BEGIN

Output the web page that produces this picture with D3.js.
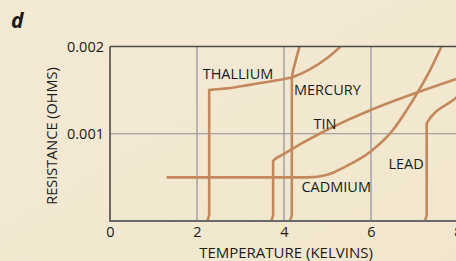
<!DOCTYPE html>
<html>
<head>
<meta charset="utf-8">
<script src="https://cdn.jsdelivr.net/npm/d3@7"></script>
<style>
  body { margin: 0; background: #f3e9d2; }
  text { font-family: "Open Sans", sans-serif; fill: #1b1b1b; }
</style>
</head>
<body>
<svg id="chart" width="456" height="261"></svg>
<script>
// resistance vs temperature
var xTicks = [0, 2, 4, 6, 8];
var yTicks = [0.001, 0.002];
var yTickLabels = ["0.001", "0.002"];

var thallium = [[2.23, 0], [2.28, 0.00007], [2.28, 0.0015], [2.7, 0.00152], [3.2, 0.00156],
    [3.8, 0.00161], [4.2, 0.00165], [4.6, 0.00174], [5.0, 0.00187], [5.3, 0.002]];
var mercury = [[4.13, 0], [4.18, 0.00007], [4.18, 0.00163], [4.25, 0.0018], [4.36, 0.002]];
var tin = [[3.70, 0], [3.75, 0.00007], [3.75, 0.00069], [3.97, 0.00076], [8.1, 0.00165]];
var cadmium = [[1.3, 0.0005], [4.55, 0.0005], [5.0, 0.00053], [5.4, 0.00062], [6.0, 0.0008],
    [6.45, 0.00101], [6.97, 0.00139], [7.35, 0.00172], [7.62, 0.002]];
var lead = [[7.23, 0], [7.28, 0.00007], [7.28, 0.00112], [7.95, 0.00141], [8.1, 0.00148]];

var series = [thallium, mercury, tin, cadmium, lead];
var names = ["THALLIUM", "MERCURY", "TIN", "CADMIUM", "LEAD"];
var labelAt = [[2.13, 0.00163], [4.23, 0.00144], [4.68, 0.00106], [4.4, 0.00033], [6.4, 0.0006]];

var svg = d3.select("#chart");
var margin = {left: 110, top: 46.5, bottom: 40};
var width = 456, height = 261;

var x = d3.scaleLinear().domain([0, 8]).range([margin.left, 458]);
var y = d3.scaleLinear().domain([0, 0.002]).range([height - margin.bottom, margin.top]);

// background
var grad = svg.append("defs").append("linearGradient")
    .attr("id", "bg").attr("x1", 0).attr("y1", 0).attr("x2", 1).attr("y2", 1);
grad.append("stop").attr("offset", 0).attr("stop-color", "#f4ead4");
grad.append("stop").attr("offset", 1).attr("stop-color", "#f1e6cd");
svg.append("rect").attr("width", width).attr("height", height).attr("fill", "url(#bg)");

svg.select("defs").append("clipPath").attr("id", "plot")
    .append("rect")
    .attr("x", x(0)).attr("y", y(0.002))
    .attr("width", width - x(0)).attr("height", y(0) - y(0.002));

// grid
svg.append("g").selectAll("line").data([2, 4, 6])
    .join("line")
    .attr("x1", d => x(d)).attr("x2", d => x(d))
    .attr("y1", y(0)).attr("y2", y(0.002))
    .attr("stroke", "#8f8f99").attr("stroke-width", 1.2);

svg.append("line")
    .attr("x1", x(0)).attr("x2", width)
    .attr("y1", y(0.001)).attr("y2", y(0.001))
    .attr("stroke", "#8f8f99").attr("stroke-width", 1.2);

// curves
var line = d3.line()
    .x(d => x(d[0]))
    .y(d => y(d[1]))
    .curve(d3.curveMonotoneX);

svg.append("g").attr("clip-path", "url(#plot)")
    .selectAll("path").data(series)
    .join("path")
    .attr("d", d => line(d))
    .attr("fill", "none")
    .attr("stroke", "#c3885b")
    .attr("stroke-width", 2.6);

// frame
svg.append("line")
    .attr("x1", x(0)).attr("x2", width)
    .attr("y1", y(0.002)).attr("y2", y(0.002))
    .attr("stroke", "#4a4a4a").attr("stroke-width", 1.6);
svg.append("line")
    .attr("x1", x(0)).attr("x2", x(0))
    .attr("y1", y(0.002)).attr("y2", y(0) + 1)
    .attr("stroke", "#4a4a4a").attr("stroke-width", 1.6);
svg.append("line")
    .attr("x1", x(0)).attr("x2", width)
    .attr("y1", y(0)).attr("y2", y(0))
    .attr("stroke", "#6a6a6a").attr("stroke-width", 2);

// axes labels
var xAxis = svg.append("g")
    .attr("transform", "translate(0," + y(0) + ")")
    .call(d3.axisBottom(x).tickValues(xTicks).tickSize(0).tickPadding(6).tickFormat(d3.format("d")));
xAxis.select(".domain").remove();
xAxis.selectAll("text").style("font-size", "14.5px").style("font-family", "'Open Sans', sans-serif").attr("fill", "#1b1b1b");

var yAxis = svg.append("g")
    .attr("transform", "translate(" + x(0) + ",0)")
    .call(d3.axisLeft(y).tickValues(yTicks).tickSize(0).tickPadding(6).tickFormat((d, i) => yTickLabels[i]));
yAxis.select(".domain").remove();
yAxis.selectAll("text").style("font-size", "14.5px").style("font-family", "'Open Sans', sans-serif").attr("fill", "#1b1b1b");

svg.append("text")
    .attr("x", 286).attr("y", 258)
    .attr("text-anchor", "middle")
    .attr("font-size", "15px")
    .text("TEMPERATURE (KELVINS)");

svg.append("text")
    .attr("transform", "translate(57,136) rotate(-90)")
    .attr("text-anchor", "middle")
    .attr("font-size", "14.5px")
    .text("RESISTANCE (OHMS)");

svg.append("g").selectAll("text").data(names)
    .join("text")
    .attr("x", (d, i) => x(labelAt[i][0]))
    .attr("y", (d, i) => y(labelAt[i][1]))
    .attr("font-size", "14.5px")
    .text(d => d);

svg.append("text")
    .attr("x", 11).attr("y", 28)
    .attr("font-size", "21px")
    .attr("font-weight", "bold")
    .attr("font-style", "italic")
    .text("d");
</script>
</body>
</html>
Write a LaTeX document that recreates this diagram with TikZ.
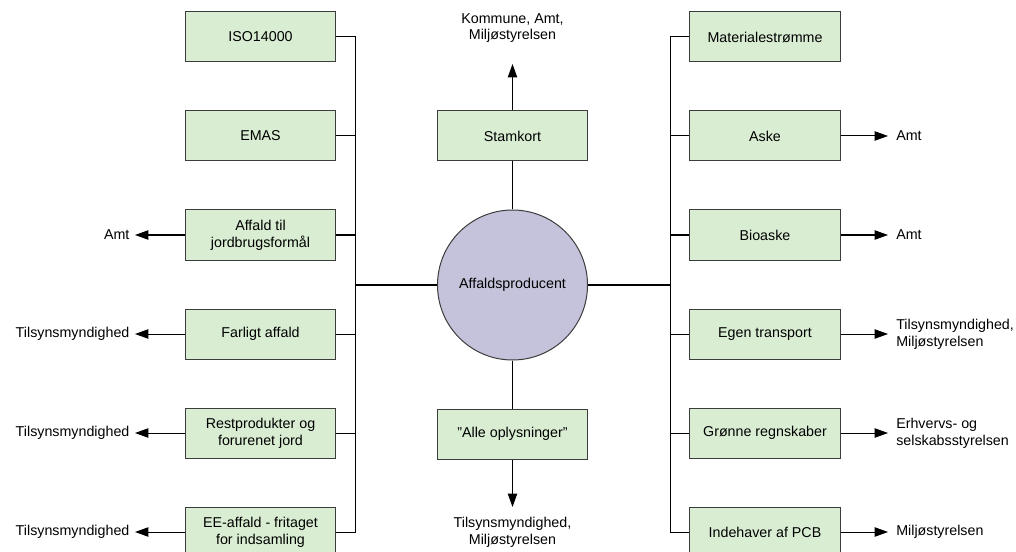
\documentclass[tikz,border=0pt]{standalone}
\usepackage{fontspec}
\setmainfont{Liberation Sans}
\usepackage{xcolor}
\usepackage{tikz}
\usetikzlibrary{arrows.meta}
\definecolor{boxgreen}{HTML}{D9EDD3}
\definecolor{hubviolet}{HTML}{C5C3DB}
\definecolor{edgegray}{HTML}{3C3C3C}

\begin{document}
\begin{tikzpicture}%
	[x=0.75pt, y=-0.75pt,
	font=\fontsize{10.7}{12.6}\selectfont,
	box/.style={draw=edgegray, fill=boxgreen, line width=0.75pt, minimum width=113pt, minimum height=37.5pt, inner sep=1pt, align=center},
	hub/.style={circle, draw=edgegray, fill=hubviolet, line width=0.75pt, minimum size=112.5pt, inner sep=0pt},
	link/.style={line width=0.75pt},
	trunk/.style={line width=1.5pt},
	arr/.style={line width=0.75pt, -{Triangle[length=10pt, width=7pt]}},
	labL/.style={anchor=east, inner xsep=4pt, inner ysep=0pt, align=right},
	labR/.style={anchor=west, inner xsep=6pt, inner ysep=0pt, align=left},
	labC/.style={align=center, inner sep=0pt}]
%
\useasboundingbox (0,0) rectangle (1016,552);
\clip (0,0) rectangle (1016,552);
%
%% Centre
\node[hub] (hub) at (512.5,285) {Affaldsproducent};
\node[box] (stamkort) at (512.5,136) {Stamkort};
\node[box] (alle) at (512.5,434) {”Alle oplysninger”};
\coordinate (tipTop) at (512.5,64);
\coordinate (tipBot) at (512.5,507);
\node[labC] (myndTop) at (512.5,28) {Kommune, Amt,\\Miljøstyrelsen};
\node[labC] (myndBot) at (512.5,532) {Tilsynsmyndighed,\\Miljøstyrelsen};
%
%% Left column
\node[box] (iso) at (260.5,37) {ISO14000};
\node[box] (emas) at (260.5,136) {EMAS};
\node[box] (jord) at (260.5,235) {Affald til\\jordbrugsformål};
\node[box] (farligt) at (260.5,334) {Farligt affald};
\node[box] (rest) at (260.5,433) {Restprodukter og\\forurenet jord};
\node[box] (ee) at (260.5,532) {EE-affald - fritaget\\for indsamling};
\node[labL] (jordL) at (135,235) {Amt};
\node[labL] (farligtL) at (135,334) {Tilsynsmyndighed};
\node[labL] (restL) at (135,433) {Tilsynsmyndighed};
\node[labL] (eeL) at (135,532) {Tilsynsmyndighed};
\coordinate (busL) at (355,285);
%
%% Right column
\node[box] (materiale) at (765,37) {Materialestrømme};
\node[box] (aske) at (765,136) {Aske};
\node[box] (bioaske) at (765,235) {Bioaske};
\node[box] (transport) at (765,334) {Egen transport};
\node[box] (regnskab) at (765,433) {Grønne regnskaber};
\node[box] (pcb) at (765,532) {Indehaver af PCB};
\node[labR] (askeR) at (888,136) {Amt};
\node[labR] (bioaskeR) at (888,235) {Amt};
\node[labR] (transportR) at (888,334) {Tilsynsmyndighed,\\Miljøstyrelsen};
\node[labR] (regnskabR) at (888,433) {Erhvervs- og\\selskabsstyrelsen};
\node[labR] (pcbR) at (888,532) {Miljøstyrelsen};
\coordinate (busR) at (670,285);
%
%% Connectors, centre
\draw[arr] (stamkort) -- (tipTop);
\draw[arr] (alle) -- (tipBot);
\draw[link] (stamkort) -- (hub);
\draw[link] (hub) -- (alle);
\draw[trunk] (hub) -- (busL);
\draw[trunk] (hub) -- (busR);
%
%% Connectors, left
\draw[link] (iso.east) -| (busL);
\draw[link] (ee.east) -| (busL);
\draw[link] (emas.east) -- (emas.east -| busL);
\draw[link] (jord.east) -- (jord.east -| busL);
\draw[link] (farligt.east) -- (farligt.east -| busL);
\draw[link] (rest.east) -- (rest.east -| busL);
\draw[arr] (jord) -- (jordL);
\draw[arr] (farligt) -- (farligtL);
\draw[arr] (rest) -- (restL);
\draw[arr] (ee) -- (eeL);
%
%% Connectors, right
\draw[link] (materiale.west) -| (busR);
\draw[link] (pcb.west) -| (busR);
\draw[link] (aske.west) -- (aske.west -| busR);
\draw[link] (bioaske.west) -- (bioaske.west -| busR);
\draw[link] (transport.west) -- (transport.west -| busR);
\draw[link] (regnskab.west) -- (regnskab.west -| busR);
\draw[arr] (aske) -- (askeR);
\draw[arr] (bioaske) -- (bioaskeR);
\draw[arr] (transport) -- (transportR);
\draw[arr] (regnskab) -- (regnskabR);
\draw[arr] (pcb) -- (pcbR);
%
\end{tikzpicture}
\end{document}
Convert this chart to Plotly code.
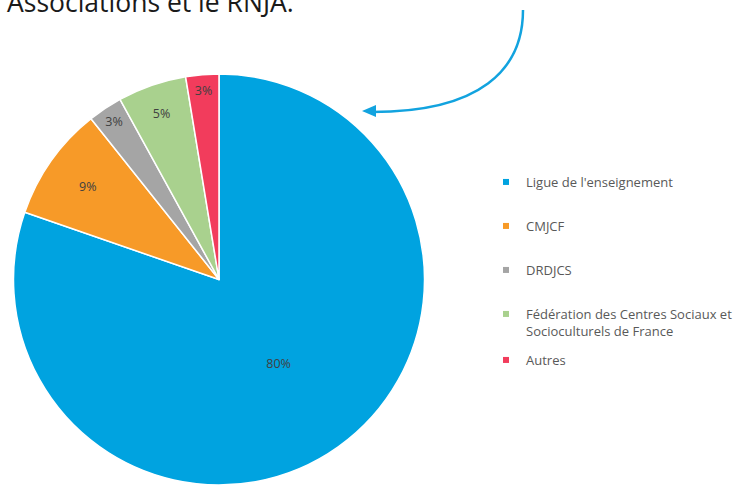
import plotly.graph_objects as go

W, H = 742, 485

# Data
categories = [
    "Ligue de l'enseignement",
    "CMJCF",
    "DRDJCS",
    "Fédération des Centres Sociaux et Socioculturels de France",
    "Autres",
]
legend_names = [
    "Ligue de l'enseignement",
    "CMJCF",
    "DRDJCS",
    "Fédération des Centres Sociaux et<br>Socioculturels de France",
    "Autres",
]
shares = [80.3, 9.0, 2.7, 5.4, 2.6]
colors = ["#00A3E0", "#F79A28", "#A5A5A5", "#A9D18E", "#F23C5C"]

# legend rows (pixel y of first text line)
legend_rows = [182, 226, 270, 314, 360]

fig = go.Figure()

fig.add_trace(go.Pie(
    labels=categories,
    values=shares,
    sort=False,
    direction="clockwise",
    rotation=0,
    marker=dict(colors=colors, line=dict(color="white", width=1.5)),
    texttemplate="%{percent:.0%}",
    textposition="inside",
    insidetextorientation="horizontal",
    textfont=dict(family="Open Sans", size=12.5, color="#404040"),
    domain=dict(x=[12 / W, 426 / W], y=[0, 411 / H]),
    showlegend=False,
    hoverinfo="label+percent",
))

# legend entries, one small legend each so the spacing follows the original
legend_layout = {}
for i, (name, col, row) in enumerate(zip(legend_names, colors, legend_rows)):
    key = "legend" if i == 0 else f"legend{i + 1}"
    fig.add_trace(go.Scatter(
        x=[None], y=[None], mode="markers",
        marker=dict(symbol="square", size=6, color=col),
        name=name, legend=key, showlegend=True,
    ))
    legend_layout[key] = dict(
        x=486 / W, xanchor="left",
        y=1 - (row - 15) / H, yanchor="top",
        font=dict(family="Open Sans", size=13, color="#595959"),
        bgcolor="rgba(0,0,0,0)",
        valign="top",
    )

# curved arrow pointing at the pie
fig.add_shape(
    type="path", xref="x", yref="y",
    path="M 523,10 C 523,70 480,112 372,112",
    line=dict(color="#12A3DF", width=2.5),
)
fig.add_shape(
    type="path", xref="x", yref="y",
    path="M 362,111 L 376,105 L 376,117 Z",
    fillcolor="#12A3DF", line=dict(color="#12A3DF", width=0),
)

# title text cut by the top edge
fig.add_annotation(
    text="Associations et le RNJA.",
    xref="x", yref="y", x=5, y=22,
    xanchor="left", yanchor="bottom",
    showarrow=False,
    font=dict(family="Open Sans", size=26.5, color="#1A1A1A"),
)

fig.update_layout(
    width=W, height=H,
    margin=dict(l=0, r=0, t=0, b=0),
    paper_bgcolor="white", plot_bgcolor="white",
    xaxis=dict(range=[0, W], visible=False, fixedrange=True),
    yaxis=dict(range=[H, 0], visible=False, fixedrange=True),
    **legend_layout,
)

fig.write_html(
    "out.html",
    config={"displayModeBar": False},
    post_script="document.body.style.margin='0';document.body.style.overflow='hidden';",
)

END

TASK GOAL:
Could you quote, word for word, only the lines from the one containing "Convert this chart to Plotly code." through the one containing "W, H = 742, 485", both included, and leave out any pictures?

ANSWER:
Convert this chart to Plotly code.
import plotly.graph_objects as go

W, H = 742, 485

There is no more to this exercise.